Asia shares up as US jobs report seen lowering chance of Fed rate hike in September

A pedestrian walks past an electronic indicator of the Tokyo stock market displayed in the window of a securities company in Tokyo on June 16, 2016
A pedestrian walks past an electronic indicator of the Tokyo stock market displayed in the window of a securities company in Tokyo on June 16, 2016PHOTO: AFP

TOKYO (REUTERS) - Asian shares rose on Monday (Sept 5), getting a tailwind from gains on Wall Street after a weaker-than-expected US jobs report prompted markets to trim expectations that the Federal Reserve would hike interest rates as early as this month.

MSCI's broadest index of Asia-Pacific shares outside Japan was 0.5 per cent higher in early trade.

Japan's Nikkei stock index surged 1 per cent to three-month highs.

US nonfarm payrolls rose by 151,000 jobs in August after an upwardly revised 275,000 increase in July. Economists polled by Reuters had expected payrolls to rise by 180,000.

"What matters is not whether the markets think that was a strong jobs number, but whether Fed policymakers do," said Mitsuo Imaizumi, chief currency strategist at Daiwa Securities in Tokyo, who noted that Fed vice chairman Stanley Fischer said late last month that the US job market was close to full strength.

Richmond Federal Reserve Bank president Jeffrey Lacker said on Friday that the US economy appears strong enough to warrant significantly higher interest rates.

Markets priced in a 21 per cent chance of a Fed interest rate increase this month on Friday, down from 24 per cent the previous day, according to CME Group's FedWatch program. But the odds for a December hike edged up to 54.2 per cent from 53.6 per cent on Thursday.

BNY Mellon senior global markets strategist Marvin Loh expects the Fed to hold off on any rate hikes until December, when they can factor in three additional jobs reports as well as the US third-quarter growth report.

"We will add that we have been fooled by the FOMC on September moves in prior years and vow not to fall into that same trap again," Mr Loh wrote.

Markets were also keeping a watch on the two-day summit of leaders from G20 nations, in Hangzhou, China. Chinese President Xi Jinping said at the open of the summit on Sunday that global economy is being threatened by rising protectionism and risks from highly leveraged financial markets.

The dollar edged down 0.2 per cent to 103.77 yen after rising as high as 104.32 on Friday, its highest since July 29.

The euro rose 0.1 per cent to US$1.1162 ahead of Thursday's European Central Bank interest rate decision.

Most economists expect the central bank to hold policy steady, though some believe the ECB could extend its asset buying programme.

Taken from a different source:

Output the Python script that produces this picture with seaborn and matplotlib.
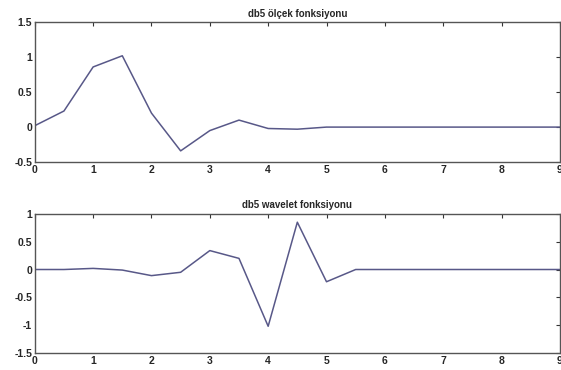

Crude prices inched down, paring their robust gains in the previous session amid worries over a global oil glut.

Brent crude was down 0.6 per cent at US$46.53 a barrel while US crude slipped 0.7 per cent to US$44.13. Both had gained 3 percent in the previous session as the dollar slipped after the employment data, making oil cheaper for investors holding other currencies.

But for the week, Brent fell 6 per cent, its biggest drop in five weeks, while US crude fell nearly 7 per cent to mark its largest decline in eight weeks.